Ważną w kontekście realizacji zasady ochrony masy upadłościowej jest także propozycja ograniczenia możliwości cofnięcia przez wierzyciela wniosku o ogłoszenie upadłości. Takie rozwiązanie z zasady będzie więc przeciwdziałać praktyce składania wniosków w celu wywarcia presji na dłużniku, by ten ze szkodą dla pozostałych wierzycieli spłacił wierzyciela składającego wniosek o ogłoszenie upadłości.

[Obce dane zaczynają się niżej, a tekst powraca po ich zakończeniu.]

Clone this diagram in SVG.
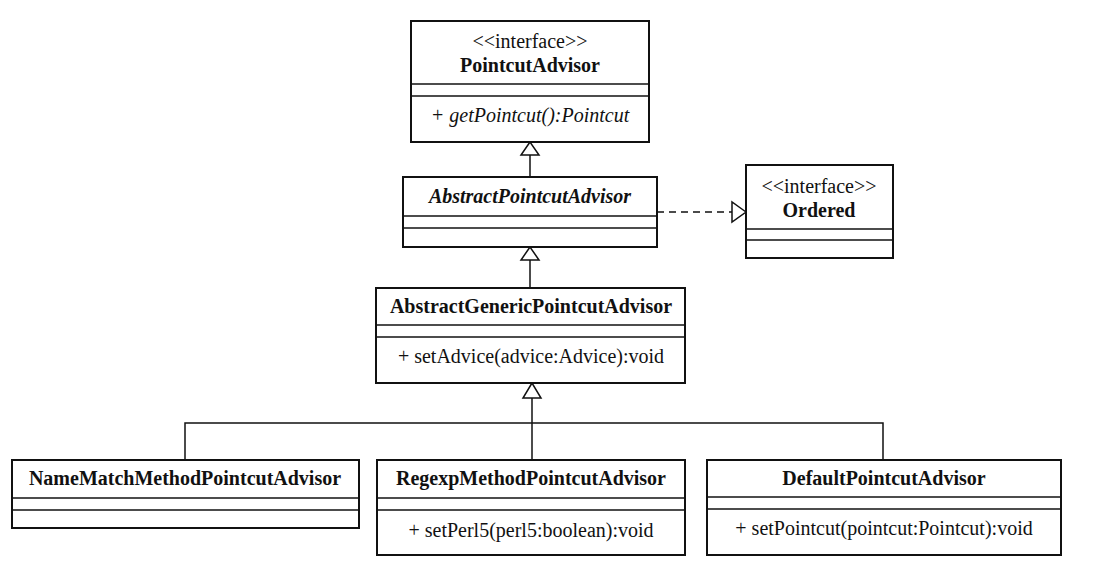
<svg xmlns="http://www.w3.org/2000/svg" width="1106" height="570" viewBox="0 0 1106 570">
<style>
.box{fill:#fff;stroke:#111;stroke-width:2}
.sep{stroke:#111;stroke-width:1.5}
.t{font-family:"Liberation Serif","Times New Roman",serif;font-size:20px;fill:#111;text-anchor:middle}
.b{font-weight:bold}
.i{font-style:italic}
.ln{fill:none;stroke:#111;stroke-width:1.5}
.dash{stroke-dasharray:7 5}
.tri{fill:#fff;stroke:#111;stroke-width:1.5}
</style>
<rect width="1106" height="570" fill="#fff"/>
<g id="connectors">
<line class="ln" x1="530" y1="155" x2="530" y2="177"/>
<polygon class="tri" points="530,142 521,155 539,155"/>
<line class="ln" x1="530" y1="260" x2="530" y2="288"/>
<polygon class="tri" points="530,247 521,260 539,260"/>
<line class="ln dash" x1="657" y1="212" x2="732" y2="212"/>
<polygon class="tri" points="746,212 732,202 732,222"/>
<polyline class="ln" points="532,398 532,460"/>
<polygon class="tri" points="532,383 523,398 541,398"/>
<polyline class="ln" points="185,460 185,423 883,423 883,460"/>
</g>
<g id="PointcutAdvisor">
<rect class="box" x="411" y="21" width="238" height="121"/>
<line class="sep" x1="411" y1="84" x2="649" y2="84"/>
<line class="sep" x1="411" y1="96" x2="649" y2="96"/>
<text class="t" x="530" y="48">&lt;&lt;interface&gt;&gt;</text>
<text class="t b" x="530" y="72">PointcutAdvisor</text>
<text class="t i" x="530" y="122">+ getPointcut():Pointcut</text>
</g>
<g id="AbstractPointcutAdvisor">
<rect class="box" x="403" y="177" width="254" height="70"/>
<line class="sep" x1="403" y1="216" x2="657" y2="216"/>
<line class="sep" x1="403" y1="228" x2="657" y2="228"/>
<text class="t b i" x="530" y="203">AbstractPointcutAdvisor</text>
</g>
<g id="Ordered">
<rect class="box" x="746" y="165" width="147" height="93"/>
<line class="sep" x1="746" y1="229" x2="893" y2="229"/>
<line class="sep" x1="746" y1="240" x2="893" y2="240"/>
<text class="t" x="819" y="193">&lt;&lt;interface&gt;&gt;</text>
<text class="t b" x="819" y="217">Ordered</text>
</g>
<g id="AbstractGenericPointcutAdvisor">
<rect class="box" x="376" y="288" width="309" height="95"/>
<line class="sep" x1="376" y1="325" x2="685" y2="325"/>
<line class="sep" x1="376" y1="337" x2="685" y2="337"/>
<text class="t b" x="531" y="313">AbstractGenericPointcutAdvisor</text>
<text class="t" x="531" y="363">+ setAdvice(advice:Advice):void</text>
</g>
<g id="NameMatchMethodPointcutAdvisor">
<rect class="box" x="12" y="460" width="347" height="68"/>
<line class="sep" x1="12" y1="498" x2="359" y2="498"/>
<line class="sep" x1="12" y1="510" x2="359" y2="510"/>
<text class="t b" x="185" y="485">NameMatchMethodPointcutAdvisor</text>
</g>
<g id="RegexpMethodPointcutAdvisor">
<rect class="box" x="377" y="460" width="308" height="95"/>
<line class="sep" x1="377" y1="498" x2="685" y2="498"/>
<line class="sep" x1="377" y1="510" x2="685" y2="510"/>
<text class="t b" x="531" y="485">RegexpMethodPointcutAdvisor</text>
<text class="t" x="531" y="537">+ setPerl5(perl5:boolean):void</text>
</g>
<g id="DefaultPointcutAdvisor">
<rect class="box" x="707" y="460" width="354" height="95"/>
<line class="sep" x1="707" y1="497" x2="1061" y2="497"/>
<line class="sep" x1="707" y1="509" x2="1061" y2="509"/>
<text class="t b" x="884" y="485">DefaultPointcutAdvisor</text>
<text class="t" x="884" y="535">+ setPointcut(pointcut:Pointcut):void</text>
</g>
</svg>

Wątpliwości budzi natomiast propozycja nowej definicji pojęcia niewypłacalności, jako przesłanki ogłoszenia upadłości dłużnika. Wedle projektodawcy sam fakt niewykonywania przez dłużnika wymagalnych zobowiązań nie będzie jeszcze wystarczającą przesłanką dla uznania go za niewypłacalnego, a przesądzi dopiero o tym okoliczność utraty przezeń zdolności do ich wykonywania, przy czym przyjmuje się domniemanie, że dłużnik jest niewypłacalny jeżeli w chwili złożenia wniosku opóźnienie w wykonywaniu zobowiązań pieniężnych przekracza trzy miesiące. Zdaniem Rady sformułowanie w ten sposób przesłanki ogłoszenia upadłości dłużnika, ze szkodą dla interesu wierzycieli, negatywnie wpłynie na skuteczność składanych przez nich wniosków. Wykazanie bowiem przez wierzyciela, że dłużnik utracił właśnie zdolność wykonywania wymagalnych zobowiązań, będzie raczej trudne, a to z uwagi na ograniczone z reguły możliwości wierzyciela czynienia tego typu ustaleń. Z pewności przewidziane w założeniach domniemanie niewypłacalności dłużnika, po upływie trzymiesięcznego okresu opóźnienia w wykonywaniu wymagalnych zobowiązań, jest rozwiązaniem korzystnym dla wierzyciela. Niemniej jednak w odniesieniu do proponowanej konstrukcji przesłanki ogłoszenia upadłości dłużnika należałoby traktować jako dość oczywiste stwierdzenie, że odpowiednio wczesne złożenie wniosku o ogłoszenie upadłości i co za tym idzie możliwie szybkie wszczęcie postępowania upadłościowego, ma z zasady decydujący wpływ na jego powodzenie.